» TASK: Nothing outside the range from the line with "Output the Python" to the line with "minor_y = [m" belongs in the copy, and no pictures do either; repeat that range exactly.

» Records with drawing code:
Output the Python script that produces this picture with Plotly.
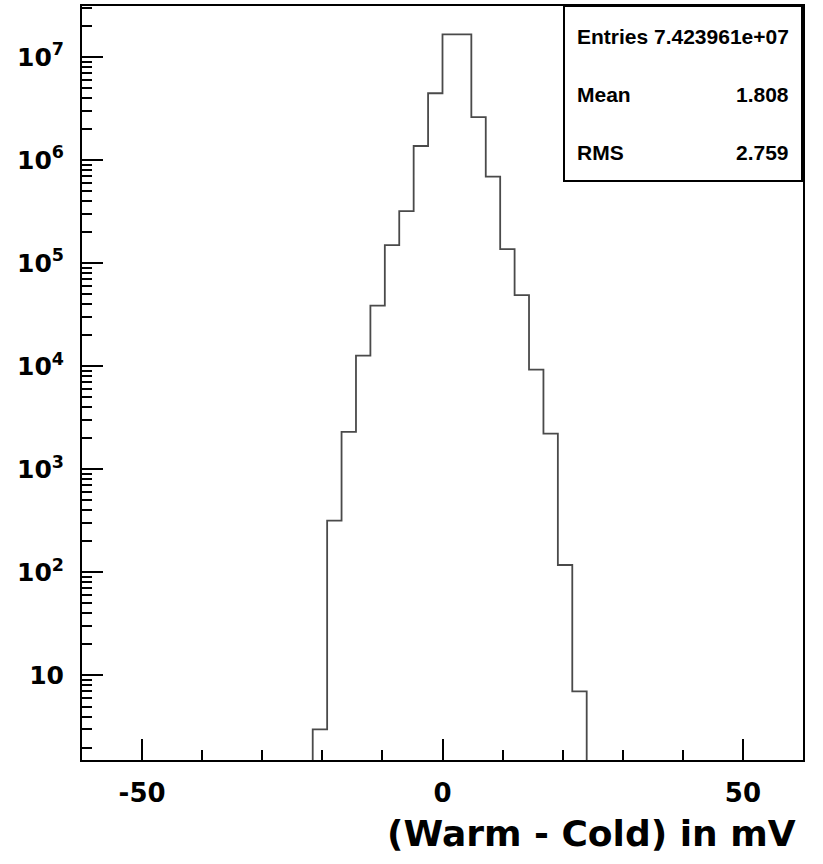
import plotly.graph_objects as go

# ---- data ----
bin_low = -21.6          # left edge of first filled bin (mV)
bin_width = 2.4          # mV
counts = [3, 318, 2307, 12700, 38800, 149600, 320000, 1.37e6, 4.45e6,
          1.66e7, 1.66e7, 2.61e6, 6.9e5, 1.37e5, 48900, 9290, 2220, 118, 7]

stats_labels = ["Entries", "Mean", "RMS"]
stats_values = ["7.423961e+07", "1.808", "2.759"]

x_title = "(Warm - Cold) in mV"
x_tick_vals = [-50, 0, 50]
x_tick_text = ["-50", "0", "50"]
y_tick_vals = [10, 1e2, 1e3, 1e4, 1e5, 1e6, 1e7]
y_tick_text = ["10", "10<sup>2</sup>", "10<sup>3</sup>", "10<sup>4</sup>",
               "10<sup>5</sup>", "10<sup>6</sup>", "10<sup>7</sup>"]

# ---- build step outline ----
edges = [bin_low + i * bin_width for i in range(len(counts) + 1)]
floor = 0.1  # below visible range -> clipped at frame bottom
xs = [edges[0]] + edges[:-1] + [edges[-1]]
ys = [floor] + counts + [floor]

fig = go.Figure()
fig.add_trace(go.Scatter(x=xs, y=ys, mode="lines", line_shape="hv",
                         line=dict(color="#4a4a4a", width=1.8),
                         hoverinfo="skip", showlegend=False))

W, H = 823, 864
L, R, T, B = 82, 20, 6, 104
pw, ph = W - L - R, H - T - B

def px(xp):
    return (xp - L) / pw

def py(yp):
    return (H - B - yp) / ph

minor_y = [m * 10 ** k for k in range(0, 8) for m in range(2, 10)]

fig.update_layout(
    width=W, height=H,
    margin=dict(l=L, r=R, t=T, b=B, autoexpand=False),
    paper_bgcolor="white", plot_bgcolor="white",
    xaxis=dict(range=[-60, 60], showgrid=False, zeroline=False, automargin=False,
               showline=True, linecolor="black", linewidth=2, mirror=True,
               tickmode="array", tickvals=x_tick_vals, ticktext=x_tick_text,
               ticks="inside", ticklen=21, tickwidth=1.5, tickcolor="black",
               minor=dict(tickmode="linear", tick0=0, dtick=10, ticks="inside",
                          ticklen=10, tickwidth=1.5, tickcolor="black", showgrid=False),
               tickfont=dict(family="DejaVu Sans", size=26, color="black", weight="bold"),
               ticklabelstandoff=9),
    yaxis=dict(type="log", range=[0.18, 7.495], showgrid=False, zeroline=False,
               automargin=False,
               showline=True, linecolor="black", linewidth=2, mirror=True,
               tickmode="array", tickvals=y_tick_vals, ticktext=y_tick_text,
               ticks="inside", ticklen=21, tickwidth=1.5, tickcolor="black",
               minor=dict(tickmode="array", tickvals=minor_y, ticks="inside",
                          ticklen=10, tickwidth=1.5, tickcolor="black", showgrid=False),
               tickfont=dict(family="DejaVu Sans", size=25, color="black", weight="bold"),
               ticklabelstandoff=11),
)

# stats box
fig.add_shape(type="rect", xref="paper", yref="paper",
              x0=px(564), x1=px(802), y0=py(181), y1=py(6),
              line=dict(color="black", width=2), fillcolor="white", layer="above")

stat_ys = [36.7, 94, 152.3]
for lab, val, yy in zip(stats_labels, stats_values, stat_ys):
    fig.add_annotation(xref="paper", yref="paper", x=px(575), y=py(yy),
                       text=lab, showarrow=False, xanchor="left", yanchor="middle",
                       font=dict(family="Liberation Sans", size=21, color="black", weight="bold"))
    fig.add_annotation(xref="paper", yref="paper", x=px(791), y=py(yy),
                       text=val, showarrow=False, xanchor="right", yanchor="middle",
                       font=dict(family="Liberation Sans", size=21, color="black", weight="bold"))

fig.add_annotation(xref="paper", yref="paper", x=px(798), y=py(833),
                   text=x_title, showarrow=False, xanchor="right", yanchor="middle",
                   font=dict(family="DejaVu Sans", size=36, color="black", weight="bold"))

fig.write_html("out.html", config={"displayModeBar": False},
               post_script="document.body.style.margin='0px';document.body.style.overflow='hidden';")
--
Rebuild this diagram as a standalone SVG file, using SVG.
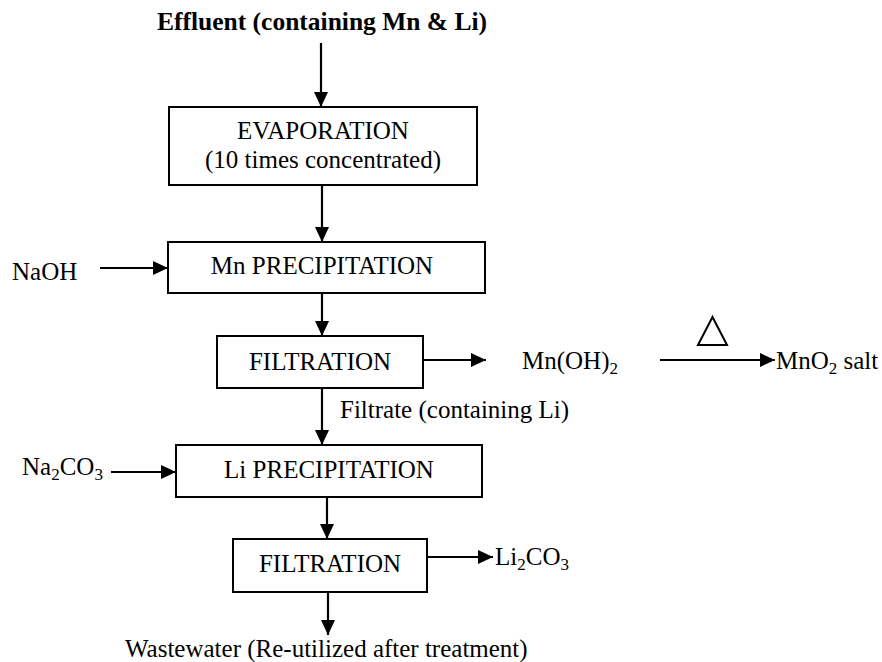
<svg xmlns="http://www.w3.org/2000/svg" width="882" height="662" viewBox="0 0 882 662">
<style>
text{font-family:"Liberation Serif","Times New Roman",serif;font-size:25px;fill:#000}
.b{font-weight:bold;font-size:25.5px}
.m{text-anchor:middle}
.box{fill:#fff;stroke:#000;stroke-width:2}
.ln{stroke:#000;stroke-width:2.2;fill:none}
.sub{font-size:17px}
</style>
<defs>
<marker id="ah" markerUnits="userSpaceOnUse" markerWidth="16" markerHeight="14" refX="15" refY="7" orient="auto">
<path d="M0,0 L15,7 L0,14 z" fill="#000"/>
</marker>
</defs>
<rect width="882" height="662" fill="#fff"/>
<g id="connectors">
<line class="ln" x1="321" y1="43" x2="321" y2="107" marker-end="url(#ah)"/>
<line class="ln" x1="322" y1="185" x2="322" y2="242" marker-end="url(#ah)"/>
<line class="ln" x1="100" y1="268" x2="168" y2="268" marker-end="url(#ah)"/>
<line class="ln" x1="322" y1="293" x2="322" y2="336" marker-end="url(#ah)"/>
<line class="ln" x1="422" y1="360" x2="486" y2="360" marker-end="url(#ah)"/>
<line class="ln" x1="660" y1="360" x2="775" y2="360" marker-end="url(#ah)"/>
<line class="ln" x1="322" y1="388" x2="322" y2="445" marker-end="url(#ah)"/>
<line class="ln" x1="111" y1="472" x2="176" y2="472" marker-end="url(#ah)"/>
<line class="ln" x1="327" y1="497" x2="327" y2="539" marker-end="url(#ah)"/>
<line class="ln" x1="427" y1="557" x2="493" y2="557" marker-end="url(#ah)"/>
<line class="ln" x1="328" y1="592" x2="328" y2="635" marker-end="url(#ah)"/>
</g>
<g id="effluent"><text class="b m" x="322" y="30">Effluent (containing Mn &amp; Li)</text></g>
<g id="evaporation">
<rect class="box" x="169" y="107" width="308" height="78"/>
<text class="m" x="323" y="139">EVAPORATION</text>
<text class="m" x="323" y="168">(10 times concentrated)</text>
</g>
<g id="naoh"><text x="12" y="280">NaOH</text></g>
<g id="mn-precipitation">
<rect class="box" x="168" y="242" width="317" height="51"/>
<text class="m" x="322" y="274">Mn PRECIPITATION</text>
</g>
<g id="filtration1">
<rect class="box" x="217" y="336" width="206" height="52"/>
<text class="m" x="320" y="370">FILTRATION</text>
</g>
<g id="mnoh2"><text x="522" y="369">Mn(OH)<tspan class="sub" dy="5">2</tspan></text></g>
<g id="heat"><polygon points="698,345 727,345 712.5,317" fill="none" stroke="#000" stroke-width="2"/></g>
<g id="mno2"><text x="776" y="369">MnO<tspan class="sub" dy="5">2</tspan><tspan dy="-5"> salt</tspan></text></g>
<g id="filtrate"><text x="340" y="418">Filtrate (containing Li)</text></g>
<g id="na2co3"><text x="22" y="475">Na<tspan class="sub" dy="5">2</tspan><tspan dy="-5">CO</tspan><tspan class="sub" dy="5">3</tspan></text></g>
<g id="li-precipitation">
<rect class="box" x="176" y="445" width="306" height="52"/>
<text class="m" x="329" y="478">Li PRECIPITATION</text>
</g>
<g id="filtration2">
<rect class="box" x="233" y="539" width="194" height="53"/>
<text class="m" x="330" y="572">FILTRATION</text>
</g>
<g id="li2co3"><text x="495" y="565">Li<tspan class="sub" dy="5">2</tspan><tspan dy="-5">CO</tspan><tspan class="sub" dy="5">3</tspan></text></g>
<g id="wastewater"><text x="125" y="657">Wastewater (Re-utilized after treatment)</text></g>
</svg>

» SOLUTION TO THIS PROBLEM:
Output the Python script that produces this picture with Plotly.
import plotly.graph_objects as go

# ---- data ----
bin_low = -21.6          # left edge of first filled bin (mV)
bin_width = 2.4          # mV
counts = [3, 318, 2307, 12700, 38800, 149600, 320000, 1.37e6, 4.45e6,
          1.66e7, 1.66e7, 2.61e6, 6.9e5, 1.37e5, 48900, 9290, 2220, 118, 7]

stats_labels = ["Entries", "Mean", "RMS"]
stats_values = ["7.423961e+07", "1.808", "2.759"]

x_title = "(Warm - Cold) in mV"
x_tick_vals = [-50, 0, 50]
x_tick_text = ["-50", "0", "50"]
y_tick_vals = [10, 1e2, 1e3, 1e4, 1e5, 1e6, 1e7]
y_tick_text = ["10", "10<sup>2</sup>", "10<sup>3</sup>", "10<sup>4</sup>",
               "10<sup>5</sup>", "10<sup>6</sup>", "10<sup>7</sup>"]

# ---- build step outline ----
edges = [bin_low + i * bin_width for i in range(len(counts) + 1)]
floor = 0.1  # below visible range -> clipped at frame bottom
xs = [edges[0]] + edges[:-1] + [edges[-1]]
ys = [floor] + counts + [floor]

fig = go.Figure()
fig.add_trace(go.Scatter(x=xs, y=ys, mode="lines", line_shape="hv",
                         line=dict(color="#4a4a4a", width=1.8),
                         hoverinfo="skip", showlegend=False))

W, H = 823, 864
L, R, T, B = 82, 20, 6, 104
pw, ph = W - L - R, H - T - B

def px(xp):
    return (xp - L) / pw

def py(yp):
    return (H - B - yp) / ph

minor_y = [m * 10 ** k for k in range(0, 8) for m in range(2, 10)]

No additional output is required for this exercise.